How Being Proactive Can Prevent Sharps Injuries
Being proactive can help prevent sharps injuries before they happen. By preventing injuries, a medical establishment is likely to make staff and patients feel safer, increase moral and productivity, and save money that would have otherwise been spent in the case of an injury. Injuries from medical sharps can be expensive and pose a significant burden anywhere sharps are present with both immediate and ongoing costs. To summarise the costs:
IMMEDIATE COST
The immediate and ongoing treatment costs of sharps injuries vary depending on if the injury is a complicated or uncomplicated sharps injury. As expected, complicated injuries are less frequent but cost significantly more money. They include laceration of a digital nerve, artery or tendon, and infection of a blood-borne disease such as Hepatitis B, Hepatitis C, and HIV.
HIDDEN COST
The “hidden” costs of a sharps injury can include legal fees, worker’s compensation, and fines should an institution be found non-compliant.
HUMAN COST
The “human” costs refer to the non-financial costs on the healthcare worker affected by the sharps injury, such as personal distress to both them and their family.
SOCIAL COST
The “social” costs refer to further costs to the institution where the sharps injury occurs, particularly in Human Resources. These include recruitment to cover or replace the injured worker, and reduced staff morale and patient confidence in their institution.
Being proactive is the best way for an establishment to prevent these unnecessary costs and injuries.
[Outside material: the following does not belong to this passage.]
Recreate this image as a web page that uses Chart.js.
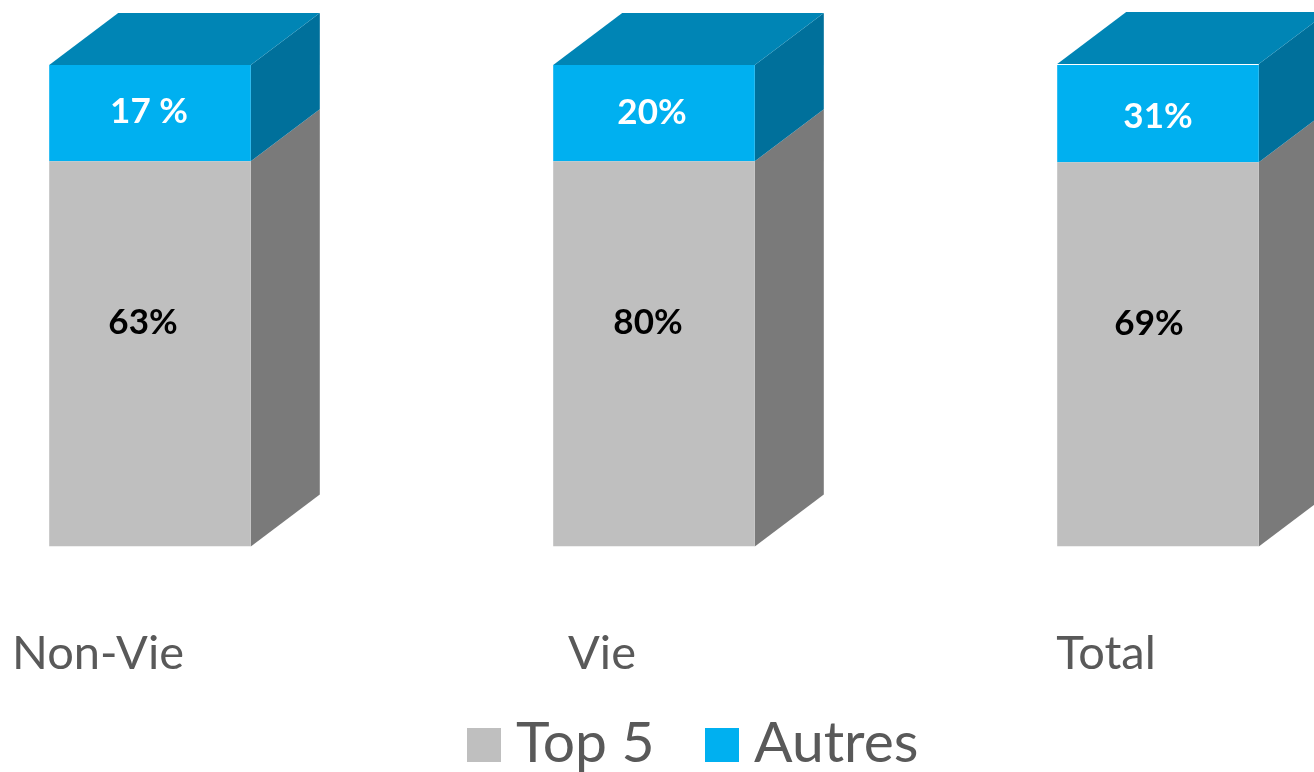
<!DOCTYPE html>
<html>
<head>
<meta charset="utf-8">
<script src="https://cdn.jsdelivr.net/npm/chart.js@4"></script>
<style>
  html, body { margin: 0; padding: 0; background: #fff; overflow: hidden; width: 1314px; height: 772px; }
  #wrap { position: absolute; left: -102px; top: 0; width: 1512px; height: 772px; }
</style>
</head>
<body>
<div id="wrap"><canvas id="chart" width="1512" height="772"></canvas></div>
<script>
const categories = ['Non-Vie', 'Vie', 'Total'];
// bar heights as drawn in the picture (all three are the same shape)
const top5Heights = [80, 80, 79.8];
const autresHeights = [20, 20, 20.4];
// the printed labels do not follow the heights
const top5Labels = ['63%', '80%', '69%'];
const autresLabels = ['17 %', '20%', '31%'];

const fontName = 'Lato, "Open Sans", sans-serif';

// faces of the block, drawn behind the front bars
const blockFaces = {
  id: 'blockFaces',
  beforeDatasetsDraw(chart, args, opts) {
    const c = chart.ctx;
    chart.data.datasets.forEach((ds, i) => {
      const last = i === chart.data.datasets.length - 1;
      chart.getDatasetMeta(i).data.forEach(bar => {
        const right = bar.x + bar.width / 2;
        const left = bar.x - bar.width / 2;
        c.fillStyle = ds.sideColor;
        c.beginPath();
        c.moveTo(right, bar.y);
        c.lineTo(right + opts.dx, bar.y - opts.dy);
        c.lineTo(right + opts.dx, bar.base - opts.dy);
        c.lineTo(right, bar.base);
        c.closePath();
        c.fill();
        if (last) {
          c.fillStyle = ds.topColor;
          c.beginPath();
          c.moveTo(left, bar.y);
          c.lineTo(left + opts.dx, bar.y - opts.dy);
          c.lineTo(right + opts.dx, bar.y - opts.dy);
          c.lineTo(right, bar.y);
          c.closePath();
          c.fill();
        }
      });
    });
  }
};

const barLabels = {
  id: 'barLabels',
  afterDatasetsDraw(chart, args, opts) {
    const c = chart.ctx;
    c.font = opts.font;
    c.textAlign = 'center';
    c.textBaseline = 'middle';
    chart.data.datasets.forEach((ds, i) => {
      chart.getDatasetMeta(i).data.forEach((bar, j) => {
        const nudge = ds.labelNudge[j];
        c.fillStyle = ds.labelColor;
        c.fillText(ds.labelText[j], bar.x + nudge[0], (bar.y + bar.base) / 2 + nudge[1]);
      });
    });
  }
};

// the built-in legend fixes the box/text gap to half the font size, too wide here
const legendRow = {
  id: 'legendRow',
  afterDraw(chart, args, opts) {
    const c = chart.ctx;
    c.font = opts.font;
    c.textAlign = 'left';
    c.textBaseline = 'alphabetic';
    chart.data.datasets.forEach((ds, i) => {
      const x = opts.boxX[i];
      c.fillStyle = ds.backgroundColor;
      c.fillRect(x, opts.boxY, opts.boxSize, opts.boxSize);
      c.fillStyle = opts.color;
      c.fillText(ds.label, x + opts.boxSize + opts.gap, opts.boxY + opts.boxSize);
    });
  }
};

new Chart(document.getElementById('chart'), {
  type: 'bar',
  data: {
    labels: categories,
    datasets: [
      {
        label: 'Top 5',
        data: top5Heights,
        backgroundColor: '#bfbfbf',
        sideColor: '#7a7a7a',
        labelText: top5Labels,
        labelColor: '#000000',
        labelNudge: [[-7, -31], [-6, -31], [-9, -31]]
      },
      {
        label: 'Autres',
        data: autresHeights,
        backgroundColor: '#00b0f0',
        sideColor: '#00709b',
        topColor: '#0085b5',
        labelText: autresLabels,
        labelColor: '#ffffff',
        labelNudge: [[-1, -1], [-2, 0], [0, 4]]
      }
    ]
  },
  options: {
    responsive: false,
    animation: false,
    categoryPercentage: 0.4,
    barPercentage: 1,
    layout: { padding: { top: 65, right: 0, left: 0, bottom: 19 } },
    scales: {
      x: {
        stacked: true,
        grid: { display: false },
        border: { display: false },
        ticks: {
          color: '#595959',
          font: { family: fontName, size: 47 },
          labelOffset: -52,
          padding: 71,
          maxRotation: 0
        }
      },
      y: { stacked: true, display: false, min: 0, max: 100 }
    },
    plugins: {
      tooltip: { enabled: false },
      legend: { display: false },
      blockFaces: { dx: 69, dy: 52 },
      barLabels: { font: 'bold 35px ' + fontName },
      legendRow: {
        font: '57px ' + fontName,
        color: '#595959',
        boxX: [569, 807],
        boxY: 728,
        boxSize: 34,
        gap: 15
      }
    }
  },
  plugins: [blockFaces, barLabels, legendRow]
});
</script>
</body>
</html>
Establishments can do a number of things to be proactive in reducing sharps injuries:
PROACTIVE TIP – PASSIVE SAFETY DEVICES
Using passive safety devices as opposed to active safety devices is a very important step to being proactive and reducing sharps injuries. Passive safety devices such as the Qlicksmart BladeFLASK can prevent up to 5 times more injuries than a safety scalpel when used together with a hands-free passing technique. See our blog on “Why You Should Be Using Passive Safety Devices” for more information about how passive safety can reduce sharps injuries before they happen.
PROACTIVE TIP – CULTURE
Creating a culture of safety is an essential foundation to both delivering safe and reliable care and ensuring that patient safety and staff safety are at the center of all care delivered. A “no blame culture” in which staff are encouraged to admit to mistakes and near misses in order to learn, share good practices, and avoid similar incidents in the future is huge step that establishments can take towards being proactive and reducing injuries. This way, their staff are given the opportunity to learn and reduce injuries as opposed to staying silent and putting themselves and others at risk.
PROACTIVE TIP – COMPLIANCE
One third of hospital trusts in England were found to be failing to comply with safety regulations (HSE, 2016) designed to reduce the risk of sharps injuries to nurses and other frontline staff. Sharps injuries could dramatically decrease, just by making every hospital or other medical establishment compliant with regulations before injuries occur.
Employing even one of these preventative techniques can make a medical establishment proactive in preventing sharps injuries, saving time, money and lives.